Problem statement ->
Take the lines from the head of the listing through the one bearing "ctx.fillText(titleText, 947, 1);" and copy them exactly, leaving every picture out.

Data extract ->
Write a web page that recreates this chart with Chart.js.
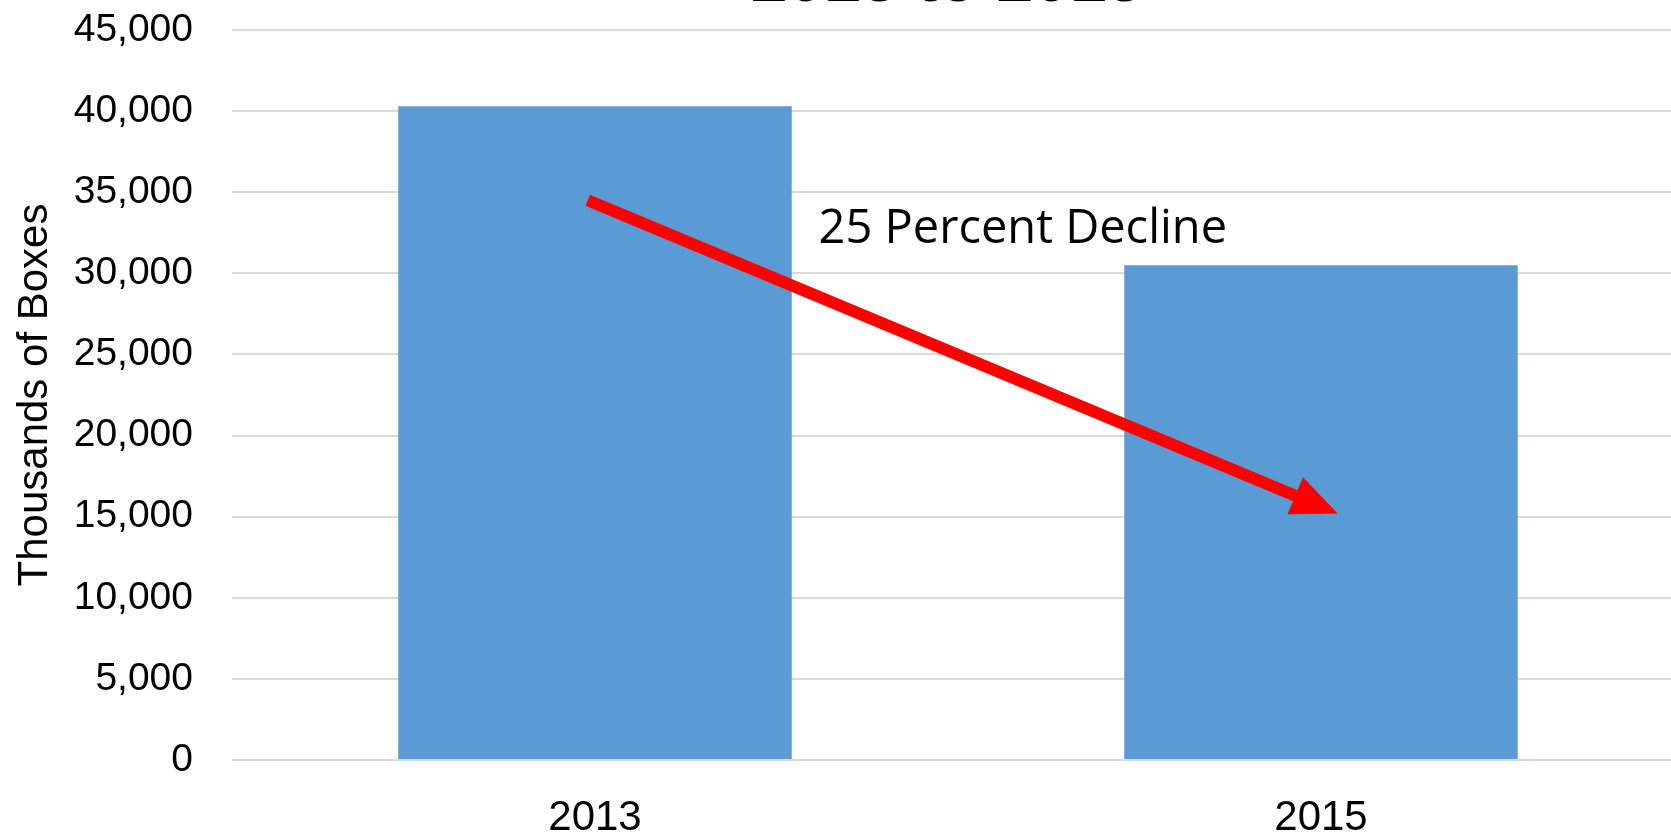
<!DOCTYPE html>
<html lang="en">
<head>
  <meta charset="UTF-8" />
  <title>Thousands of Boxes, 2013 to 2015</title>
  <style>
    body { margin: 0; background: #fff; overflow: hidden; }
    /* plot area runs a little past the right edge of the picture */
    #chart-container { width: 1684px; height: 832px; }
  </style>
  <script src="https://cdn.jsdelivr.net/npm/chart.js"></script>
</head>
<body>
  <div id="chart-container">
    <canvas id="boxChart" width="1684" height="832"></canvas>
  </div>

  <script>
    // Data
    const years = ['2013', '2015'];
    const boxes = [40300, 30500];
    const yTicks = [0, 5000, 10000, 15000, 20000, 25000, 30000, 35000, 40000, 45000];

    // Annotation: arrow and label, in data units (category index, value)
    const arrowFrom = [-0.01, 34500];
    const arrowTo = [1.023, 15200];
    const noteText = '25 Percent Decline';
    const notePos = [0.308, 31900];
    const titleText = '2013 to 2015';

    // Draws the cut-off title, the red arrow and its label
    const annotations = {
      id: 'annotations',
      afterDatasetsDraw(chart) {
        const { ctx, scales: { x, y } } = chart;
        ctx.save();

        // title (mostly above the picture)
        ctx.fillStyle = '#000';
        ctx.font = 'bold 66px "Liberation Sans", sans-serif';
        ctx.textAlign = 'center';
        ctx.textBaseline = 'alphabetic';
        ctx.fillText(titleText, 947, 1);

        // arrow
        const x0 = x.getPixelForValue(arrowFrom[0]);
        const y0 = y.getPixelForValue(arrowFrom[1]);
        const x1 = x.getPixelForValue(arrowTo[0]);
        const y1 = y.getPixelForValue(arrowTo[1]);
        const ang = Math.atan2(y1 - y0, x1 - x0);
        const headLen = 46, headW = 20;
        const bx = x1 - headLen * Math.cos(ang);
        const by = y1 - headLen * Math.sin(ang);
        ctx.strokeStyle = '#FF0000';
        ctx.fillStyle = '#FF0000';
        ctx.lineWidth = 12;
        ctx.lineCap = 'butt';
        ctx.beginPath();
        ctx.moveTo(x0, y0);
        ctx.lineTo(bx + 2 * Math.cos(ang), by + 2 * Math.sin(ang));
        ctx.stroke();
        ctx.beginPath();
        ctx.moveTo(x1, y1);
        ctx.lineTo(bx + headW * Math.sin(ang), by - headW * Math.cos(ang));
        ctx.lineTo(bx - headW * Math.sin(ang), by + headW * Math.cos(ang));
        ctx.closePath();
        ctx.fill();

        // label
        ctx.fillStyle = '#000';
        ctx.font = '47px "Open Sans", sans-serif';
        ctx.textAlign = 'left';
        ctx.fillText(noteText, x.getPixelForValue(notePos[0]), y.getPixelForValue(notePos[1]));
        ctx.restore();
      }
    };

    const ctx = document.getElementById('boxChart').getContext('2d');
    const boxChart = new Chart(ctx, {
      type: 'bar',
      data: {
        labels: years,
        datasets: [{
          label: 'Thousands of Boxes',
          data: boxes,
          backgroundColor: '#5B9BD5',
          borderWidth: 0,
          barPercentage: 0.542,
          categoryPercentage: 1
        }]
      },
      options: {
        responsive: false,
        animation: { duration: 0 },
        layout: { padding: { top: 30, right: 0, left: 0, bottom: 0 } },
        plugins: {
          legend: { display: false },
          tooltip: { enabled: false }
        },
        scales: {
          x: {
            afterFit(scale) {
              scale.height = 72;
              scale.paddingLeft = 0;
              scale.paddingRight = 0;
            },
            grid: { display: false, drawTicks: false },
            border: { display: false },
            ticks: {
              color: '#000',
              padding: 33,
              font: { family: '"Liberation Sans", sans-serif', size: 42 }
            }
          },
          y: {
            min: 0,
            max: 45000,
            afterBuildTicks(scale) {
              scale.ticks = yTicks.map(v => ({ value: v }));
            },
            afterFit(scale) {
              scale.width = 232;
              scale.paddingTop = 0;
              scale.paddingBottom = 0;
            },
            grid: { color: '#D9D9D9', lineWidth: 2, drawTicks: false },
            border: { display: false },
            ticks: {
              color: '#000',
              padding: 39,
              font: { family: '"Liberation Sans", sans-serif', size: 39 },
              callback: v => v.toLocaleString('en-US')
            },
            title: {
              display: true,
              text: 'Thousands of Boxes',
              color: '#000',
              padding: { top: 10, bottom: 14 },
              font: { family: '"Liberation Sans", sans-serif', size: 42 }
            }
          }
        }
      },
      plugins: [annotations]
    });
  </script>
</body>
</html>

Response below ->
Write a web page that recreates this chart with Chart.js.
<!DOCTYPE html>
<html lang="en">
<head>
  <meta charset="UTF-8" />
  <title>Thousands of Boxes, 2013 to 2015</title>
  <style>
    body { margin: 0; background: #fff; overflow: hidden; }
    /* plot area runs a little past the right edge of the picture */
    #chart-container { width: 1684px; height: 832px; }
  </style>
  <script src="https://cdn.jsdelivr.net/npm/chart.js"></script>
</head>
<body>
  <div id="chart-container">
    <canvas id="boxChart" width="1684" height="832"></canvas>
  </div>

  <script>
    // Data
    const years = ['2013', '2015'];
    const boxes = [40300, 30500];
    const yTicks = [0, 5000, 10000, 15000, 20000, 25000, 30000, 35000, 40000, 45000];

    // Annotation: arrow and label, in data units (category index, value)
    const arrowFrom = [-0.01, 34500];
    const arrowTo = [1.023, 15200];
    const noteText = '25 Percent Decline';
    const notePos = [0.308, 31900];
    const titleText = '2013 to 2015';

    // Draws the cut-off title, the red arrow and its label
    const annotations = {
      id: 'annotations',
      afterDatasetsDraw(chart) {
        const { ctx, scales: { x, y } } = chart;
        ctx.save();

        // title (mostly above the picture)
        ctx.fillStyle = '#000';
        ctx.font = 'bold 66px "Liberation Sans", sans-serif';
        ctx.textAlign = 'center';
        ctx.textBaseline = 'alphabetic';
        ctx.fillText(titleText, 947, 1);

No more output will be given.